Coda File System

Re: Coda and RPM/tar/lchown()

From: Ivan Popov <>
Date: Thu, 28 Apr 2005 19:19:31 +0200
On Thu, Apr 28, 2005 at 10:05:39AM -0600, Patrick Walsh wrote:
> >  - the running process's uid
> >  - the Posix superuser uid (0 aka root)
> >  - the usual "nobody" uid (may vary on different systems, but still has
> >    a common semantics)
> 	Here's a thought: could the kernel return ownership information
> differently to different users?  Probably.  Could it then tell the

Don't know. Jan can tell better, it can be tricky.
So the first option is in fact uncertain. Possibly not the best either.

> current user that they own all the files?  So if you go to machine A
> where your username is patrickw and uid is 833 and you clog into coda
> and ls -l you will see that you own everything.  Then if you go to
> machine B where your name is pwalsh and uid is 4001, after you clog into
> coda then you will see that pwalsh owns everything.  Another user on the

Exactly, it would be like that.
If on the second machine you name would be patrickw with uid 4001,
you would get the same output as on the first machine. But wee below.
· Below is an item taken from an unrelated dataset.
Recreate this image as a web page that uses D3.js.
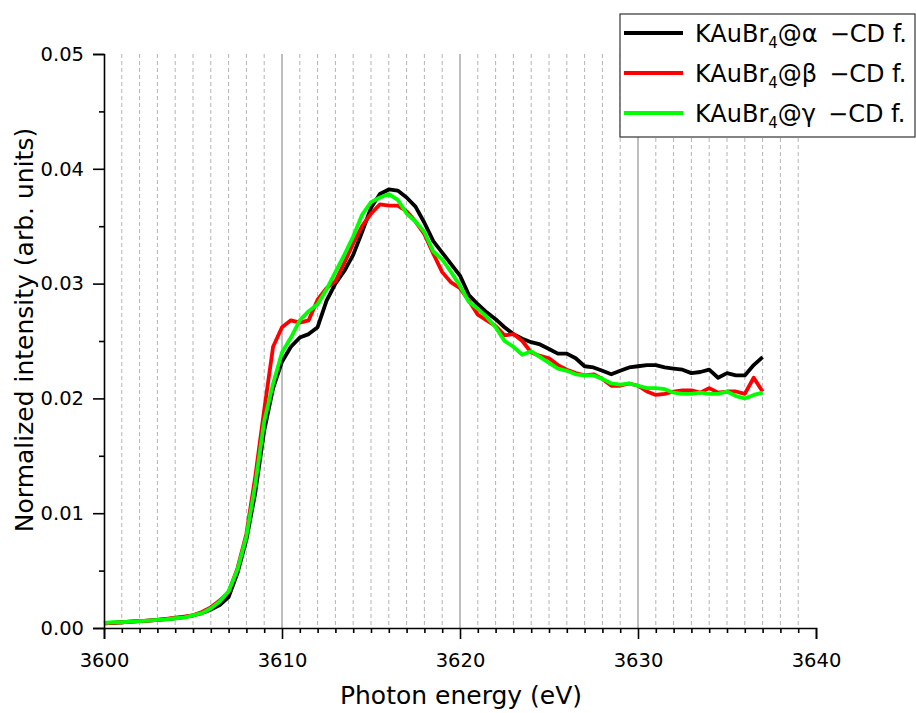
<!DOCTYPE html>
<html>
<head>
<meta charset="utf-8">
<script src="https://cdn.jsdelivr.net/npm/d3@7"></script>
<style>
  body { margin: 0; background: #fff; }
  svg { display: block; font-family: "DejaVu Sans", sans-serif; }
</style>
</head>
<body>
<div id="chart"></div>
<script>
"use strict";

// photon energy (eV)
var energy = [
  3600, 3600.5, 3601, 3601.5, 3602, 3602.5, 3603, 3603.5, 3604, 3604.5,
  3605, 3605.5, 3606, 3606.5, 3607, 3607.5, 3608, 3608.5, 3609, 3609.5,
  3610, 3610.5, 3611, 3611.5, 3612, 3612.5, 3613, 3613.5, 3614, 3614.5,
  3615, 3615.5, 3616, 3616.5, 3617, 3617.5, 3618, 3618.5, 3619, 3619.5,
  3620, 3620.5, 3621, 3621.5, 3622, 3622.5, 3623, 3623.5, 3624, 3624.5,
  3625, 3625.5, 3626, 3626.5, 3627, 3627.5, 3628, 3628.5, 3629, 3629.5,
  3630, 3630.5, 3631, 3631.5, 3632, 3632.5, 3633, 3633.5, 3634, 3634.5,
  3635, 3635.5, 3636, 3636.5, 3637
];

var alpha = [
  0.0004, 0.00045, 0.0005, 0.00055, 0.0006, 0.00065, 0.0007, 0.00078, 0.00085, 0.00095,
  0.0011, 0.0013, 0.0016, 0.0020, 0.0027, 0.0048, 0.0077, 0.0118, 0.0172, 0.0209,
  0.0232, 0.0245, 0.0253, 0.0256, 0.0262, 0.0285, 0.0300, 0.0311, 0.0325, 0.0345,
  0.0366, 0.0378, 0.0382, 0.0381, 0.0375, 0.0367, 0.0353, 0.0337, 0.0327, 0.0317,
  0.0307, 0.0290, 0.0282, 0.0275, 0.0269, 0.0262, 0.0256, 0.0252, 0.0249, 0.0247,
  0.0243, 0.0239, 0.0239, 0.0235, 0.0228, 0.0227, 0.0224, 0.0221, 0.0224, 0.0227,
  0.0228, 0.0229, 0.0229, 0.0227, 0.0226, 0.0225, 0.0222, 0.0223, 0.0225, 0.0218,
  0.0222, 0.0220, 0.0220, 0.0229, 0.0236
];

var beta = [
  0.0004, 0.00045, 0.0005, 0.00055, 0.0006, 0.00065, 0.0007, 0.0008, 0.0009, 0.0010,
  0.0011, 0.0014, 0.0018, 0.0024, 0.0031, 0.0052, 0.0082, 0.0132, 0.0190, 0.0245,
  0.0262, 0.0268, 0.0266, 0.0268, 0.0286, 0.0296, 0.0302, 0.0318, 0.0335, 0.0350,
  0.0361, 0.0369, 0.0368, 0.0368, 0.0363, 0.0354, 0.0343, 0.0326, 0.0310, 0.0301,
  0.0296, 0.0285, 0.0273, 0.0268, 0.0263, 0.0255, 0.0256, 0.0250, 0.0240, 0.0237,
  0.0235, 0.0229, 0.0225, 0.0222, 0.0220, 0.0221, 0.0217, 0.0211, 0.0211, 0.0213,
  0.0211, 0.0206, 0.0203, 0.0204, 0.0206, 0.0207, 0.0207, 0.0205, 0.0209, 0.0205,
  0.0206, 0.0206, 0.0204, 0.0218, 0.0206
];

var gamma = [
  0.00045, 0.0005, 0.0005, 0.00055, 0.0006, 0.00065, 0.0007, 0.00075, 0.00085, 0.0009,
  0.0011, 0.0013, 0.0017, 0.0023, 0.0032, 0.0051, 0.0080, 0.0125, 0.0180, 0.0213,
  0.0240, 0.0253, 0.0268, 0.0276, 0.0282, 0.0295, 0.0310, 0.0325, 0.0341, 0.0360,
  0.0371, 0.0375, 0.0378, 0.0373, 0.0361, 0.0354, 0.0345, 0.0328, 0.0321, 0.0310,
  0.0298, 0.0284, 0.0278, 0.0271, 0.0262, 0.0250, 0.0245, 0.0238, 0.0241, 0.0236,
  0.0231, 0.0226, 0.0224, 0.0221, 0.0220, 0.0220, 0.0217, 0.0213, 0.0212, 0.0213,
  0.0211, 0.0209, 0.0209, 0.0208, 0.0205, 0.0204, 0.0204, 0.0205, 0.0204, 0.0204,
  0.0206, 0.0202, 0.0200, 0.0203, 0.0205
];

var seriesNames = ["α", "β", "γ"];
var seriesColors = ["#000000", "#ff0000", "#00ff00"];

var xMajorTicks = [3600, 3610, 3620, 3630, 3640];
var yMajorTicks = [0, 0.01, 0.02, 0.03, 0.04, 0.05];

// == boilerplate ==
var W = 916, H = 713;
var margin = { top: 54, right: 100, bottom: 85, left: 104 };

var svg = d3.select("#chart").append("svg")
  .attr("width", W).attr("height", H);

var g = svg.append("g")
  .attr("transform", "translate(" + margin.left + "," + margin.top + ")");

var x = d3.scaleLinear().domain([3600, 3640]).range([0, 712]);
var y = d3.scaleLinear().domain([0, 0.05]).range([574, 0]);

var minorX = d3.range(3601, 3640).filter(function (v) { return v % 10 !== 0; });

// vertical grid: dashed at each eV, solid at the inner majors
g.selectAll(".gminor").data(minorX).enter().append("line")
  .attr("x1", d => x(d)).attr("x2", d => x(d))
  .attr("y1", 0).attr("y2", y(0))
  .attr("stroke", "#b4b4b4").attr("stroke-width", 1)
  .attr("stroke-dasharray", "4,3");

g.selectAll(".gmajor").data([3610, 3620, 3630]).enter().append("line")
  .attr("x1", d => x(d)).attr("x2", d => x(d))
  .attr("y1", 0).attr("y2", y(0))
  .attr("stroke", "#7f7f7f").attr("stroke-width", 1);

// series (green drawn last, on top)
var allSeries = [alpha, beta, gamma];
var line = d3.line()
  .x(function (d, i) { return x(energy[i]); })
  .y(function (d) { return y(d); });

allSeries.forEach(function (s, k) {
  g.append("path")
    .datum(s)
    .attr("fill", "none")
    .attr("stroke", seriesColors[k])
    .attr("stroke-width", 3.8)
    .attr("stroke-linejoin", "round")
    .attr("d", line);
});

// axes
g.append("g").attr("transform", "translate(0," + y(0) + ")")
  .call(d3.axisBottom(x).tickValues(xMajorTicks).tickFormat(d3.format("d"))
    .tickSize(11).tickPadding(14));
var xMinor = g.append("g").attr("transform", "translate(0," + y(0) + ")")
  .call(d3.axisBottom(x).tickValues(minorX).tickSize(5).tickFormat(""));
xMinor.select(".domain").remove();

g.append("g")
  .call(d3.axisLeft(y).tickValues(yMajorTicks).tickFormat(d3.format(".2f"))
    .tickSize(11).tickPadding(9));
var yMinor = g.append("g")
  .call(d3.axisLeft(y).tickValues([0.005, 0.015, 0.025, 0.035, 0.045])
    .tickSize(5).tickFormat(""));
yMinor.select(".domain").remove();

g.selectAll(".domain").attr("stroke", "#000").attr("stroke-width", 1.6);
g.selectAll(".tick line").attr("stroke", "#000").attr("stroke-width", 1.6);
g.selectAll(".tick text").attr("font-size", 19.5).attr("fill", "#000")
  .attr("font-family", "DejaVu Sans, sans-serif");

// axis titles
svg.append("text")
  .attr("x", margin.left + x(3620) + 1).attr("y", 704)
  .attr("text-anchor", "middle").attr("font-size", 25)
  .text("Photon energy (eV)");

svg.append("text")
  .attr("transform", "translate(33," + (margin.top + 276) + ") rotate(-90)")
  .attr("text-anchor", "middle").attr("font-size", 25)
  .text("Normalized intensity (arb. units)");

// legend
var leg = svg.append("g").attr("transform", "translate(620,14)");
leg.append("rect")
  .attr("width", 295).attr("height", 123)
  .attr("fill", "#fff").attr("stroke", "#333").attr("stroke-width", 1.2);

seriesNames.forEach(function (nm, k) {
  var row = leg.append("g").attr("transform", "translate(0," + (19 + k * 40) + ")");
  row.append("line")
    .attr("x1", 4).attr("x2", 63)
    .attr("stroke", seriesColors[k]).attr("stroke-width", 3.8);
  var t = row.append("text").attr("x", 75).attr("y", 9)
    .attr("font-size", 24).attr("fill", "#000");
  t.append("tspan").text("KAuBr");
  t.append("tspan").attr("font-size", 15).attr("dy", 6).text("4");
  t.append("tspan").attr("dy", -6).text("@" + nm + "\u2002\u2212CD f.");
});
</script>
</body>
</html>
> same machine will see different ownership.  The only question then is
> what the anonymous user sees, which could default to root/0 or also to
> their uid.

In fact, it does not matter for the user, what she sees. All users
should be aware that the "owner" does not mean anything.
The tricks are mostly for programs who check ownership - which is
a totally wrong behaviour on Coda.

One possibility to get some sence of ls output
would be to check if the process' Coda identity has read or write
rights on the corresponding object (search also, on a directory),
and fake the returned "owner access bits". Then showing the uid
of the current process as the "owner" would make some "sence".
It might improve compatibility with some broken programs which still check
the bits instead of using access().
But there is also a reverse side of the medal.

I think it would be actually _bad_ to support the illusion
that the Unix bits have sence.
New users would have hard time figuring out what of their old Unix experience
is still valid, and what is not.
It is easier to know "forget access bits, they are irrelevant, use cfs la".

So, I'd rather let stat() return root or nobody as the "owner".
It is plain wrong, but it is easy to ignore.
"Half wrong" is a lot harder to learn.

Currently it is possible to chmod() on Coda and then get the set bits
back by stat(). Good for compatibility but adds to the obscurity...
The worst (talking of obscurity) are the "advisory" owner access bits.
They send the user wrong signals and create illusions... ):

It would be a totally another and good thing to have something like
 cfs ls-l
which could possibly show a lot of metainformation,
including the "author" who updated the file last time - as the corresponding
Coda realm's account name, which is of course purely global and unambiguous.

> 	Assuming it's possible, does that fit in with the global scenario?